Endlich Muße für die Sonnenliege
BAD LAUCHSTÄDT/MZ. - Wenn er an die kommenden Tage denkt, befällt Pfarrer Bernd Rudolph aus Bad Lauchstädt ein seltsames Gefühl. Am Freitag steht ein Jubiläum ins Haus, mit all den Konsequenzen, die ein 65. Geburtstag mit sich bringt: Gratulanten, Glückwünsche, mehr oder weniger lange Ansprachen und eine Gästeschar, die ihn wohl den ganzen Tag in Atem hält. Zwei Tage später fahren die Emotionen erneut Achterbahn: Am Nachmittag des 4. Juli feiert er mit der evangelischen Gemeinde in der Stadtpfarrkirche seinen Abschiedsgottesdienst.
Und ab Montag dann Ruhestand? Er lacht und Frau Johanna schmunzelt: "Das wird wohl eher ein Un-Ruhestand." Der Abschied kommt nicht plötzlich, war lange geplant. Bernd Rudolph hat die Zeit genutzt, sich darauf vorzubereiten. Nachdem vor Monaten bereits die Entscheidung getroffen war, weiter in der Goethestadt bleiben zu wollen, ging die Familie auf Wohnungssuche.
Inzwischen wurden die Möbel die Treppen im Pfarrhaus herunter und im neuen Heim wieder heraufgetragen, die Kisten ein- und ausgepackt. Auf der sonnigen Terrasse warten zwei Liegestühle - die ersten überhaupt, die Rudolphs gekauft haben. Sie sind so etwas wie ein Symbol für die kommende Zeit. "Ich hab mir nie getraut, auf der faulen Haut zu liegen", gesteht der Pfarrer. Das will er nun genießen. Ohne ein schlechtes Gewissen, das ihm die lange Liste dringend zu erledigender Sachen ins Ohr wispert. . .
Er ist ein disziplinierter Mann, der aber froh ist, jetzt auch loslassen zu dürfen. Bernd Rudolph wuchs in Zwickau in Sachsen in einer christlichen Familie auf. Die Geborgenheit, die er in der Jungen Gemeinde und im Kirchenchor fand, bestimmte seinen Berufswunsch: Pfarrer wollte er werden. Doch nach der 10. Klasse lernte er erst einmal Karosseriebauer und studierte dann an der kirchlichen Hochschule in Leipzig. 1980 trat er, inzwischen längst verheiratet, seine Pfarrstelle in Querfurt an. Hier blieb er 23 Jahre.
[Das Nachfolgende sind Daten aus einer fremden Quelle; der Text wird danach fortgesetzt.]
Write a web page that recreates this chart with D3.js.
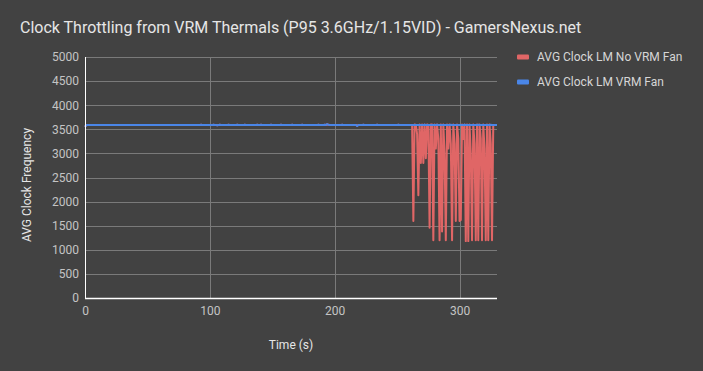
<!DOCTYPE html>
<html>
<head>
<meta charset="utf-8">
<script src="https://cdn.jsdelivr.net/npm/d3@7"></script>
<style>
  body { margin: 0; background: #424242; }
  svg { display: block; font-family: Roboto, "Noto Sans", sans-serif; }
</style>
</head>
<body>
<svg id="chart" width="703" height="371"></svg>
<script>
var chartTitle = "Clock Throttling from VRM Thermals (P95 3.6GHz/1.15VID) - GamersNexus.net";
var xTitle = "Time (s)";
var yTitle = "AVG Clock Frequency";
var seriesNames = ["AVG Clock LM No VRM Fan", "AVG Clock LM VRM Fan"];
var seriesColors = ["#e06666", "#4a86e8"];
var xTicks = [0, 100, 200, 300];
var yTicks = [0, 500, 1000, 1500, 2000, 2500, 3000, 3500, 4000, 4500, 5000];

// one sample per second, starting at t = 0
var noFanClock = [
  3552,3586,3590,3590,3590,3590,3590,3590,3590,3590,3590,3590,3590,3590,3590,3590,3590,3590,3590,3590,
  3590,3590,3590,3590,3590,3590,3590,3590,3590,3590,3590,3590,3590,3590,3590,3590,3590,3590,3590,3590,
  3590,3590,3590,3590,3590,3590,3590,3590,3590,3590,3590,3590,3590,3590,3590,3590,3590,3590,3590,3590,
  3590,3590,3590,3590,3590,3590,3590,3590,3590,3590,3590,3590,3590,3590,3590,3590,3590,3590,3590,3590,
  3590,3590,3590,3590,3590,3590,3590,3590,3590,3590,3590,3590,3590,3592,3590,3590,3588,3590,3590,3590,
  3590,3588,3590,3592,3590,3590,3586,3590,3592,3590,3590,3590,3588,3590,3590,3592,3590,3590,3590,3590,
  3590,3590,3592,3590,3588,3590,3590,3590,3592,3590,3590,3590,3590,3588,3590,3590,3590,3590,3592,3590,
  3590,3592,3590,3590,3588,3590,3590,3590,3590,3592,3590,3590,3590,3588,3590,3590,3590,3592,3590,3590,
  3590,3590,3588,3590,3590,3590,3592,3590,3590,3590,3590,3588,3590,3590,3592,3590,3590,3590,3590,3590,
  3590,3590,3590,3588,3590,3590,3590,3592,3590,3590,3590,3590,3592,3590,3600,3592,3590,3590,3590,3590,
  3590,3590,3588,3590,3590,3590,3592,3590,3590,3590,3590,3588,3590,3590,3590,3590,3590,3590,3575,3590,
  3590,3590,3590,3592,3590,3590,3590,3590,3588,3590,3590,3590,3590,3590,3592,3590,3590,3590,3590,3590,
  3590,3590,3590,3590,3590,3588,3590,3590,3590,3590,3590,3592,3590,3590,3590,3590,3590,3590,3590,3590,
  3590,3590,3590,1600,3600,3590,3400,2130,3600,2800,3600,2800,3600,2900,3600,3590,1460,3600,3600,1200,
  3600,3100,3600,3300,1200,3600,1380,3600,3000,1200,3600,3100,3600,3200,1200,3600,3200,1600,3600,3300,
  1600,1620,3600,3300,3600,1180,3600,1180,3600,3000,1200,3600,3200,1200,3600,1200,3600,3300,1200,3600,
  3100,1200,3600,1200,3600,3200,1200,3600
];

var fanClock = [
  3550,3586,3590,3590,3590,3591,3590,3590,3590,3590,3590,3590,3590,3590,3590,3590,3590,3590,3590,3590,
  3590,3590,3590,3590,3590,3590,3590,3590,3590,3590,3590,3590,3590,3590,3590,3590,3590,3590,3590,3590,
  3590,3590,3590,3590,3590,3590,3590,3590,3590,3590,3590,3590,3590,3590,3590,3590,3590,3590,3590,3590,
  3590,3590,3590,3590,3590,3590,3590,3590,3590,3590,3590,3590,3590,3590,3590,3590,3590,3590,3590,3590,
  3590,3590,3590,3590,3590,3590,3590,3590,3590,3590,3590,3590,3590,3592,3590,3590,3588,3590,3590,3590,
  3590,3588,3590,3592,3590,3590,3586,3590,3592,3590,3590,3590,3588,3590,3590,3592,3590,3590,3590,3590,
  3590,3590,3592,3590,3588,3590,3590,3590,3592,3590,3590,3590,3590,3588,3590,3590,3590,3590,3592,3590,
  3590,3592,3590,3590,3588,3590,3590,3590,3590,3592,3590,3590,3590,3588,3590,3590,3590,3592,3590,3590,
  3590,3590,3588,3590,3590,3590,3592,3590,3590,3590,3590,3588,3590,3590,3592,3590,3590,3590,3590,3590,
  3590,3590,3590,3588,3590,3590,3590,3592,3590,3590,3590,3590,3592,3590,3605,3592,3590,3590,3590,3590,
  3590,3590,3588,3590,3590,3590,3592,3590,3590,3590,3590,3588,3590,3590,3590,3590,3590,3590,3568,3590,
  3590,3590,3590,3592,3590,3590,3590,3590,3588,3590,3590,3590,3590,3590,3592,3590,3590,3590,3590,3590,
  3590,3590,3590,3590,3590,3588,3590,3590,3590,3590,3590,3592,3590,3590,3590,3590,3590,3590,3590,3590,
  3590,3590,3590,3590,3590,3590,3588,3590,3590,3590,3590,3590,3592,3590,3590,3590,3590,3590,3590,3590,
  3590,3590,3592,3590,3590,3590,3588,3590,3590,3590,3590,3590,3590,3592,3590,3590,3590,3590,3588,3590,
  3590,3590,3590,3590,3592,3590,3590,3590,3590,3590,3588,3590,3590,3590,3590,3592,3590,3590,3590,3590,
  3590,3590,3590,3590,3590,3592,3590,3590,3590,3590,3590
];

var svg = d3.select("#chart");
var margin = {left: 85, right: 206, top: 57, bottom: 73};
var width = 703 - margin.left - margin.right;
var height = 371 - margin.top - margin.bottom;

svg.append("rect").attr("width", 703).attr("height", 371).attr("fill", "#424242");

var x = d3.scaleLinear().domain([0, 330]).range([margin.left, margin.left + width]);
var y = d3.scaleLinear().domain([0, 5000]).range([margin.top + height, margin.top]);

// grid
svg.append("g").selectAll("line.h")
  .data(yTicks.slice(1))
  .enter().append("line")
  .attr("x1", margin.left).attr("x2", margin.left + width)
  .attr("y1", function(d){ return Math.round(y(d)) + 0.5; })
  .attr("y2", function(d){ return Math.round(y(d)) + 0.5; })
  .attr("stroke", "#7a7a7a").attr("stroke-width", 1);

svg.append("g").selectAll("line.v")
  .data(xTicks.slice(1))
  .enter().append("line")
  .attr("x1", function(d){ return Math.round(x(d)) + 0.5; })
  .attr("x2", function(d){ return Math.round(x(d)) + 0.5; })
  .attr("y1", margin.top).attr("y2", margin.top + height)
  .attr("stroke", "#7a7a7a").attr("stroke-width", 1);

// axes (d3 axis, then restyled)
var yAxis = svg.append("g")
  .attr("transform", "translate(" + margin.left + ",0)")
  .call(d3.axisLeft(y).tickValues(yTicks).tickFormat(d3.format("d")).tickSize(0).tickPadding(6));
var xAxis = svg.append("g")
  .attr("transform", "translate(0," + (margin.top + height) + ")")
  .call(d3.axisBottom(x).tickValues(xTicks).tickFormat(d3.format("d")).tickSize(0).tickPadding(8));

[xAxis, yAxis].forEach(function(a){
  a.select(".domain").remove();
  a.selectAll("text")
    .attr("fill", "#c4c4c4")
    .style("font-size", "12px")
    .style("font-family", "Roboto, sans-serif");
});

// lines
var line = d3.line()
  .x(function(d, i){ return x(i); })
  .y(function(d){ return y(d); });

var series = [noFanClock, fanClock];
svg.append("g").selectAll("path")
  .data(series)
  .enter().append("path")
  .attr("d", function(d){ return line(d); })
  .attr("fill", "none")
  .attr("stroke", function(d, i){ return seriesColors[i]; })
  .attr("stroke-width", 2)
  .attr("stroke-linejoin", "round");

// axis lines on top
svg.append("line")
  .attr("x1", margin.left + 0.5).attr("x2", margin.left + 0.5)
  .attr("y1", margin.top).attr("y2", margin.top + height + 1)
  .attr("stroke", "#ffffff").attr("stroke-width", 1);
svg.append("line")
  .attr("x1", margin.left).attr("x2", margin.left + width)
  .attr("y1", margin.top + height + 0.5).attr("y2", margin.top + height + 0.5)
  .attr("stroke", "#ffffff").attr("stroke-width", 1.5);

// titles
svg.append("text")
  .attr("x", 20).attr("y", 33)
  .attr("fill", "#e6e6e6")
  .style("font-size", "16px")
  .text(chartTitle);

svg.append("text")
  .attr("x", margin.left + width / 2).attr("y", 349)
  .attr("text-anchor", "middle")
  .attr("fill", "#e6e6e6")
  .style("font-size", "12px")
  .text(xTitle);

svg.append("text")
  .attr("transform", "translate(31,185) rotate(-90)")
  .attr("text-anchor", "middle")
  .attr("fill", "#e6e6e6")
  .style("font-size", "12px")
  .text(yTitle);

// legend
var legend = svg.append("g").selectAll("g")
  .data(seriesNames)
  .enter().append("g")
  .attr("transform", function(d, i){ return "translate(517," + (57 + i * 25) + ")"; });

legend.append("rect")
  .attr("x", 0).attr("y", -2.5)
  .attr("width", 12).attr("height", 5)
  .attr("rx", 1)
  .attr("fill", function(d, i){ return seriesColors[i]; });

legend.append("text")
  .attr("x", 20).attr("y", 0)
  .attr("dy", "0.35em")
  .attr("fill", "#d6d6d6")
  .style("font-size", "12px")
  .text(function(d){ return d; });
</script>
</body>
</html>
Zahlreiche Erinnerungen haben sich eingeprägt aus jener Zeit. Unvergessen sind die Spätsommer- und Herbsttage 1989, als sich immer mehr Leute jeden Freitag zur Bürgerversammlung im Gemeinderaum trafen. Er denkt an die Friedensgebete, die Diskussionen, die Kontakte mit dem damals verbotenen Neuen Forum, die Ängste auch, dass etwas passieren könnte. Und an die Freude, als die Grenzen geöffnet worden. Erst zehn Jahre nach der Wende haben Rudolphs ihre dicken Stasi-Akten angesehen. Dass sie "gut bewacht" worden waren, wussten sie - persönliche Enttäuschungen blieben zum Glück erspart.
Als der Querfurter Pfarrer 2003 überraschend nach Bad Lauchstädt wechselte, nahmen ihm das einige übel. Inzwischen, lächelt Bernd Rudolph, sei das Verhältnis "herzlich". In der Goethestadt haben er und seine Frau Wurzeln geschlagen, haben ihren Freundes- und Bekanntenkreis. In der Kirche wird er also öfter zu sehen sein, auch auf der Kanzel. "Gottesdienst halte ich noch, aber keine Amtshandlungen mehr", sagt er. Er spielt weiter im Posaunenchor, will sich künftig stärker dem Gesang widmen. Dann warten noch Stapel ungelesener Bücher und vielleicht erwacht auch das Interesse am Malen und am Puppenbasteln wieder? Denn im Liegestuhl wird Bernd Rudolph es kaum stundenlang aushalten.